Before the Internet, when a person passed away, an estate-planning attorney might come to the family's house, review the relevant paperwork, and keep an eye out for any bills that might arrive in the mail. But now that many people in Seattle do their financial business, including the filing of taxes, online, estate planning may be more complicated now than it ever was.

The problem is that too many wills don't provide specifics with regard to who can access electronic accounts after the account holder has passed on. Sometimes family members haven't been provided with the necessary passwords to access important records pertaining to the estate. Or, in many cases, family members aren't even aware that online accounts exist.

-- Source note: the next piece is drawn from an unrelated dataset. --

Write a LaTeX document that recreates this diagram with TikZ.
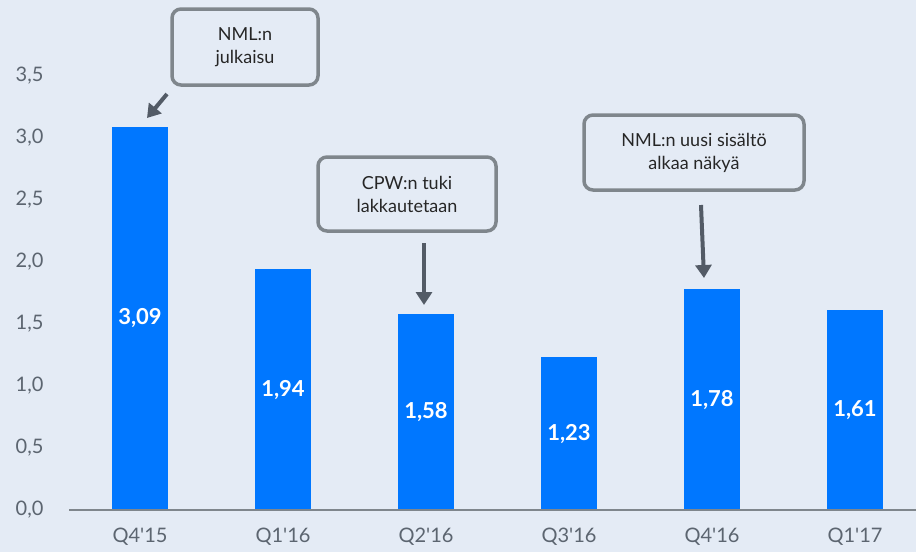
\documentclass[tikz,border=0pt]{standalone}
\usepackage{fontspec}
\setmainfont{Lato}
\definecolor{bg}{HTML}{E4EBF5}
\definecolor{barblue}{HTML}{0077FF}
\definecolor{boxgray}{HTML}{7F868C}
\definecolor{arrowgray}{HTML}{535B66}
\definecolor{axisgray}{HTML}{5C6570}
\usetikzlibrary{arrows.meta}
\begin{document}
\begin{tikzpicture}[x=1pt,y=-1pt,
  bar/.style={fill=barblue,draw=none},
  barlabel/.style={text=white,font=\fontsize{22}{22}\selectfont\bfseries},
  ylab/.style={anchor=east,text=axisgray,font=\fontsize{20}{20}\selectfont},
  xlab/.style={anchor=center,text=axisgray,font=\fontsize{20}{20}\selectfont},
  callout/.style={draw=boxgray,line width=3.5pt,rounded corners=9pt,fill=bg,align=center,
     font=\fontsize{18}{23}\selectfont,text=black!85,inner sep=0pt},
  pointer/.style={draw=arrowgray,line width=4pt,-{Triangle[length=13pt,width=16pt]}}]
\fill[bg] (0,0) rectangle (916,552);
\useasboundingbox (0,0) rectangle (916,552);
% y labels
\foreach \v/\t in {0/{0,0},0.5/{0,5},1/{1,0},1.5/{1,5},2/{2,0},2.5/{2,5},3/{3,0},3.5/{3,5}}
  \node[ylab] (y\v) at (47,{510-124*\v}) {\t};
% bars
\foreach \i/\v/\t/\q in {0/3.09/{3,09}/{Q4\textquotesingle 15},1/1.94/{1,94}/{Q1\textquotesingle 16},2/1.58/{1,58}/{Q2\textquotesingle 16},3/1.23/{1,23}/{Q3\textquotesingle 16},4/1.78/{1,78}/{Q4\textquotesingle 16},5/1.61/{1,61}/{Q1\textquotesingle 17}}{
  \fill[bar] ({112+143*\i},510) rectangle ({168+143*\i},{510-124*\v});
  \node[barlabel] (b\i) at ({140+143*\i},{510-62*\v}) {\t};
  \node[xlab] (x\i) at ({140+143*\i},537) {\q};
}
\draw[boxgray,line width=1.5pt] (69,510) -- (916,510);
% callouts
\node[callout,minimum width=146pt,minimum height=76pt] (c1) at (245,47) {NML:n\\julkaisu};
\node[callout,minimum width=178pt,minimum height=74pt] (c2) at (407,194) {CPW:n tuki\\lakkautetaan};
\node[callout,minimum width=220pt,minimum height=75pt] (c3) at (694,152.5) {NML:n uusi sisältö\\alkaa näkyä};
\coordinate (a1s) at (167,94); \coordinate (a1e) at (147,118);
\coordinate (a2s) at (424,243); \coordinate (a2e) at (424,305);
\coordinate (a3s) at (701,205); \coordinate (a3e) at (704,278);
\draw[pointer] (a1s) -- (a1e);
\draw[pointer] (a2s) -- (a2e);
\draw[pointer] (a3s) -- (a3e);
\end{tikzpicture}
\end{document}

The problem may be more widespread in places like Seattle than, say, South Dakota, as so many people in the Puget Sound area manage their businesses almost exclusively online.

One way of helping to ensure that digital content can be accessed (or not accessed) after one has passed away is to draft a will that specifies what to do in such an event. Who should be able to see those accounts? Family members? Someone outside the family?

And what about social networking accounts? Should they remain active in perpetuity, or would you rather they be deleted? Anyone who is writing or intends to write an estate plan should address this issue, too, unless he or she wants a Facebook account indeterminately lingering in the ether.

Ideally, the administration of an estate should be a smooth process. Taking these rather modern issues into consideration may help ease the burden for family members after one's death. Carefully writing out one's wishes and choosing an appropriate fiduciary can help make certain that modern times are met with a modern estate plan.